Extract only the first line of the listing and every line after it up to and including the one with "plt.rcParams['mathtext.bf'] = 'Liberation". Omit the pictures.

- DATA BLOCK

********************

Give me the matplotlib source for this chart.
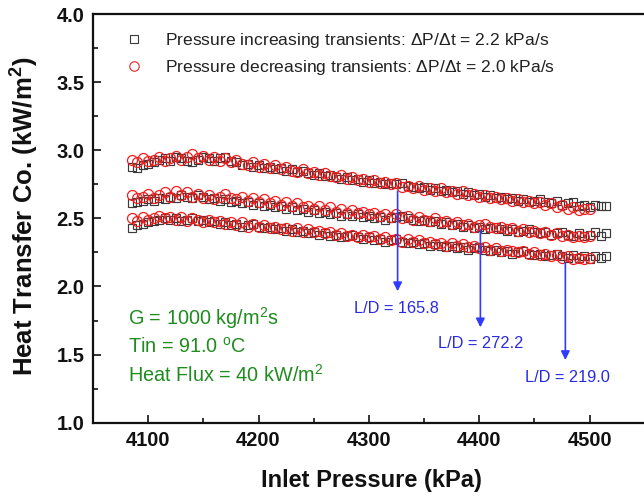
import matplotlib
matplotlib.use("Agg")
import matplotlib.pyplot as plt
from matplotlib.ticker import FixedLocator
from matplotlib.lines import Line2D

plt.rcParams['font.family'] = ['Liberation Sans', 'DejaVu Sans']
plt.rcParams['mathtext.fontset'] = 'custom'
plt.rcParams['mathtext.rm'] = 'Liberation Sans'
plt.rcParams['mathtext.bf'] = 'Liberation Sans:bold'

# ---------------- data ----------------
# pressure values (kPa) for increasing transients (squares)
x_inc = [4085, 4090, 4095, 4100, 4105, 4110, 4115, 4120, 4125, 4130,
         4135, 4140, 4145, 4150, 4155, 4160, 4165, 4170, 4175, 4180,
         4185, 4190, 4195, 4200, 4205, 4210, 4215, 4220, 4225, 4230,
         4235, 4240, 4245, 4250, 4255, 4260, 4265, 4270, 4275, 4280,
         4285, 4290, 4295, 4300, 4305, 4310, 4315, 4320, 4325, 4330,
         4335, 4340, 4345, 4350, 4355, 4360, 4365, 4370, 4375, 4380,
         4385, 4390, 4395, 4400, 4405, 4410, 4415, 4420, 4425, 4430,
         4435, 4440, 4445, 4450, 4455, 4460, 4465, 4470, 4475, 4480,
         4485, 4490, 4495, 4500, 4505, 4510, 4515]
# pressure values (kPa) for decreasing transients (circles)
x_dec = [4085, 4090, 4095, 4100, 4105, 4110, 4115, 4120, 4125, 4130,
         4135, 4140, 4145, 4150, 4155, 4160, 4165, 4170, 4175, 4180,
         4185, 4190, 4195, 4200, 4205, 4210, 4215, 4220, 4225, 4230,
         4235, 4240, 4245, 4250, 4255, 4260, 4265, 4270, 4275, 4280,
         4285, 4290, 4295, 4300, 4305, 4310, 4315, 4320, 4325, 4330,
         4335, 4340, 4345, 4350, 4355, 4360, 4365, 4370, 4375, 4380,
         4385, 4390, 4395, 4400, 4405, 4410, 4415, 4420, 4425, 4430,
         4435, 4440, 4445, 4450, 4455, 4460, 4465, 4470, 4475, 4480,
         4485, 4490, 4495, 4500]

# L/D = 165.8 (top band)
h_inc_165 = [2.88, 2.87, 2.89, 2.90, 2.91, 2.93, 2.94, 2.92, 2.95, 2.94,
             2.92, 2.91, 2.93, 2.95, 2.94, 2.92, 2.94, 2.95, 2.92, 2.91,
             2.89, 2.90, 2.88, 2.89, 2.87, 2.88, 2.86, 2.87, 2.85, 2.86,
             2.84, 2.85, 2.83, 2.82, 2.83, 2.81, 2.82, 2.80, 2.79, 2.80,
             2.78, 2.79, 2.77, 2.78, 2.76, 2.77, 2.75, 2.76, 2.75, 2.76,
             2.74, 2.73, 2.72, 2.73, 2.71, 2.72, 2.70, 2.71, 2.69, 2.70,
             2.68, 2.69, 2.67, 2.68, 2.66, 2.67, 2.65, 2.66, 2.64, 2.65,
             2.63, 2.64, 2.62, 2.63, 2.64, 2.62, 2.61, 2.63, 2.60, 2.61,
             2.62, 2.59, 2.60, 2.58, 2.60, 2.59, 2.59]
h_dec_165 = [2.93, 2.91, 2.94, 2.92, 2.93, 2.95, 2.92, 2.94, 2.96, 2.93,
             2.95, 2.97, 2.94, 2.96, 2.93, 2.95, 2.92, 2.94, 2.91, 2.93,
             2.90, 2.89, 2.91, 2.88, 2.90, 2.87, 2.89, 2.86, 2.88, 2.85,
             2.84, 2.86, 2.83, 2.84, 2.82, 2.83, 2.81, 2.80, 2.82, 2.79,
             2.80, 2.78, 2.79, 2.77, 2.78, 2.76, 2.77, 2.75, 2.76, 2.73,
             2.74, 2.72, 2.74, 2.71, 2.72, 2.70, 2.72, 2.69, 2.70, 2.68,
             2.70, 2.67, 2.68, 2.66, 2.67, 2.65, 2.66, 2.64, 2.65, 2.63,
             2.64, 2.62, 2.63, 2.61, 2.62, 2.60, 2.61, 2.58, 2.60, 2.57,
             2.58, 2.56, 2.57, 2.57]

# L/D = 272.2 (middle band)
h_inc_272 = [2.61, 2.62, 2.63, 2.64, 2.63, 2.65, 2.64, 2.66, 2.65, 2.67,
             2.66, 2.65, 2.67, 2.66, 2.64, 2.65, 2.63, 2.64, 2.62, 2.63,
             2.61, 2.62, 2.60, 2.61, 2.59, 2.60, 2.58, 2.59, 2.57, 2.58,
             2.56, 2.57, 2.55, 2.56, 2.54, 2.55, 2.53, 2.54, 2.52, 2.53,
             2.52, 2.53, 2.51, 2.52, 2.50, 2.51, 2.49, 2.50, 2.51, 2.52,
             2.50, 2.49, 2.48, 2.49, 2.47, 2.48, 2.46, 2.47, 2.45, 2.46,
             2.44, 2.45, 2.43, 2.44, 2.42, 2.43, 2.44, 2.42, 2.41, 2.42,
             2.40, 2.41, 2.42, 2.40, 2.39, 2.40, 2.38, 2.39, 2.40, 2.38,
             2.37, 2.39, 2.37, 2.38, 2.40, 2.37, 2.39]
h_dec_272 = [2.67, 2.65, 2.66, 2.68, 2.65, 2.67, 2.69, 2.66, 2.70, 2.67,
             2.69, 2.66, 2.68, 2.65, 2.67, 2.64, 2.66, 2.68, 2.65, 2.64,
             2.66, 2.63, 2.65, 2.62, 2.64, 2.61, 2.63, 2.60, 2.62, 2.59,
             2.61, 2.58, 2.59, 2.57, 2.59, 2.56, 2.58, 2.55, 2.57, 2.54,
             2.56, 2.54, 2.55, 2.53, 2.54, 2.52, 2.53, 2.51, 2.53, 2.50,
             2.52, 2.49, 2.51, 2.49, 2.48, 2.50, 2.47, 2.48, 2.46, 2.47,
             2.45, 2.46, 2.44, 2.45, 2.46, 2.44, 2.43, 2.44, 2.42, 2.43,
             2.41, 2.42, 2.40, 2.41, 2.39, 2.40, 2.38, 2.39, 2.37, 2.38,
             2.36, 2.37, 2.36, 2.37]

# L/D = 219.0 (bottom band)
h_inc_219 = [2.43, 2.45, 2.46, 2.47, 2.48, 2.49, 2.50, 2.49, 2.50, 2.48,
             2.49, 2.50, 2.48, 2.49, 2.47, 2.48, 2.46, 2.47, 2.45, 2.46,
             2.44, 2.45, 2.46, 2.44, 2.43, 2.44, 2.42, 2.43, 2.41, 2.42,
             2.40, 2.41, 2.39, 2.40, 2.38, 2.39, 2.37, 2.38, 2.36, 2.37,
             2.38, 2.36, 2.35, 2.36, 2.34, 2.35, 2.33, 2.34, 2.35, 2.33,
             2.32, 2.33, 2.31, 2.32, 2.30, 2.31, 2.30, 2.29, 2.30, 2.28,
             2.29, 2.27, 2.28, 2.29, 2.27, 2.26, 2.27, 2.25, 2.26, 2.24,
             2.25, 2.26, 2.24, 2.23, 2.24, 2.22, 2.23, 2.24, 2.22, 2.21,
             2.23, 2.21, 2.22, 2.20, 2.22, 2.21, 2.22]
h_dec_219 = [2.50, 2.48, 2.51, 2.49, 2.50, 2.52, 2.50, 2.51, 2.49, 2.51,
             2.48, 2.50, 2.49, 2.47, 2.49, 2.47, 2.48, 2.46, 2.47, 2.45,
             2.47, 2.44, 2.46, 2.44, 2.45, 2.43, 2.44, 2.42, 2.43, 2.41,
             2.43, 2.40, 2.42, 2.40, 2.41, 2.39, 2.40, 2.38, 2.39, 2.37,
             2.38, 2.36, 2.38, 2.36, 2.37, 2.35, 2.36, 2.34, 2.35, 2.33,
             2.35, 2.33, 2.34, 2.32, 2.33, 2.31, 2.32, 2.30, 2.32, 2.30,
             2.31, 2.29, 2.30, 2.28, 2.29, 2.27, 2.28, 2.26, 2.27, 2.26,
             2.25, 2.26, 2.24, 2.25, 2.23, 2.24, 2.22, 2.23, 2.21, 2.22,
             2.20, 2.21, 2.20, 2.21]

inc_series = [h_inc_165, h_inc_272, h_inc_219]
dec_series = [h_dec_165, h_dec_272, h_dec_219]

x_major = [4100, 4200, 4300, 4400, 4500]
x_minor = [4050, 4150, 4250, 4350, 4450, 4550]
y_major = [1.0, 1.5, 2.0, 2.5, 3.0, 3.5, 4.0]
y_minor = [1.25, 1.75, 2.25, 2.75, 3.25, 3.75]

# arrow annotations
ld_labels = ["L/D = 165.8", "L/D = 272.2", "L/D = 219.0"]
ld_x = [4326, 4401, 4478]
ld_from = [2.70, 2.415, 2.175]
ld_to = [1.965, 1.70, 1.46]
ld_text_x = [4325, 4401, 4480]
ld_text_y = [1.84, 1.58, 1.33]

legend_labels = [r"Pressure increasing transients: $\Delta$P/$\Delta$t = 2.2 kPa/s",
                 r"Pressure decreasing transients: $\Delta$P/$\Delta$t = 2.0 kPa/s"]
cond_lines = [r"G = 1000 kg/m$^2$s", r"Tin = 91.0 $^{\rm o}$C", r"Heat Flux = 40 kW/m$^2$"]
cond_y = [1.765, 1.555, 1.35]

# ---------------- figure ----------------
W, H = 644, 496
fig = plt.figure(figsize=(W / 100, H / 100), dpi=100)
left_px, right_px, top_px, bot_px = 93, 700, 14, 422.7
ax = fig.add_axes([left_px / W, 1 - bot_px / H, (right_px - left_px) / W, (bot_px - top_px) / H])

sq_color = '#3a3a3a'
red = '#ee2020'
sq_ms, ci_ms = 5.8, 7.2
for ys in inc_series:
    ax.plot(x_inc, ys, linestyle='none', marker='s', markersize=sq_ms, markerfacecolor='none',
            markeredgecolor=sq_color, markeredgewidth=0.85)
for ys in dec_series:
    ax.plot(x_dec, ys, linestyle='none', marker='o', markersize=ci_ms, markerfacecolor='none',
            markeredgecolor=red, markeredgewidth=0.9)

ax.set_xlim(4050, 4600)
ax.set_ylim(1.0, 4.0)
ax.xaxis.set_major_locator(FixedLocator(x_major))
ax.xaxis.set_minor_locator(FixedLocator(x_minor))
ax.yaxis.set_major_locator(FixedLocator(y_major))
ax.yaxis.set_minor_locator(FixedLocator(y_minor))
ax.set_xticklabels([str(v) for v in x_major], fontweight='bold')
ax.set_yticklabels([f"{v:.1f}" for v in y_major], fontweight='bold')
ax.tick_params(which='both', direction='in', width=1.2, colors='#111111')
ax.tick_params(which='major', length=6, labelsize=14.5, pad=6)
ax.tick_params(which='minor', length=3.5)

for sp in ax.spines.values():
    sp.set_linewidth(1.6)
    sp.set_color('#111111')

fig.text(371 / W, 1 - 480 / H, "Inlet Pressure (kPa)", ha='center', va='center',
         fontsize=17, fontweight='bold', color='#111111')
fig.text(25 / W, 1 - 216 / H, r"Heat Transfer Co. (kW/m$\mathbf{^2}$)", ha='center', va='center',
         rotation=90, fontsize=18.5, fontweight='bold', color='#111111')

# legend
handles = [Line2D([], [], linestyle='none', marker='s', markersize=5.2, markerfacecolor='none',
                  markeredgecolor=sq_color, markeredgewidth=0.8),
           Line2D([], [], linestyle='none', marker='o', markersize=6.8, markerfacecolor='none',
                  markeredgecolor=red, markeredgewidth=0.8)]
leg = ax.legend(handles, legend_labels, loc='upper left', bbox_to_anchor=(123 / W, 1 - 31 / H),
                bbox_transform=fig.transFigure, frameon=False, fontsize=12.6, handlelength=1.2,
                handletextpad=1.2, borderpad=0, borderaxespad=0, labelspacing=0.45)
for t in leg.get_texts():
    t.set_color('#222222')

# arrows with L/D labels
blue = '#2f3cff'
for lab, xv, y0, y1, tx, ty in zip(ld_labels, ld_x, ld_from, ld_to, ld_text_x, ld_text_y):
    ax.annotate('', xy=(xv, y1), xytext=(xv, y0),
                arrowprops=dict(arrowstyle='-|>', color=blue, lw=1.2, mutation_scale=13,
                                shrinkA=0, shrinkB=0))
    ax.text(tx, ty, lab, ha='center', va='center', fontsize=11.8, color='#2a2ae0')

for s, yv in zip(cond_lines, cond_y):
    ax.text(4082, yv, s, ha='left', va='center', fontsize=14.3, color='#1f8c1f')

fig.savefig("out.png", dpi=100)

********************

- FINAL RESULT
Give me the matplotlib source for this chart.
import matplotlib
matplotlib.use("Agg")
import matplotlib.pyplot as plt
from matplotlib.ticker import FixedLocator
from matplotlib.lines import Line2D

plt.rcParams['font.family'] = ['Liberation Sans', 'DejaVu Sans']
plt.rcParams['mathtext.fontset'] = 'custom'
plt.rcParams['mathtext.rm'] = 'Liberation Sans'
plt.rcParams['mathtext.bf'] = 'Liberation Sans:bold'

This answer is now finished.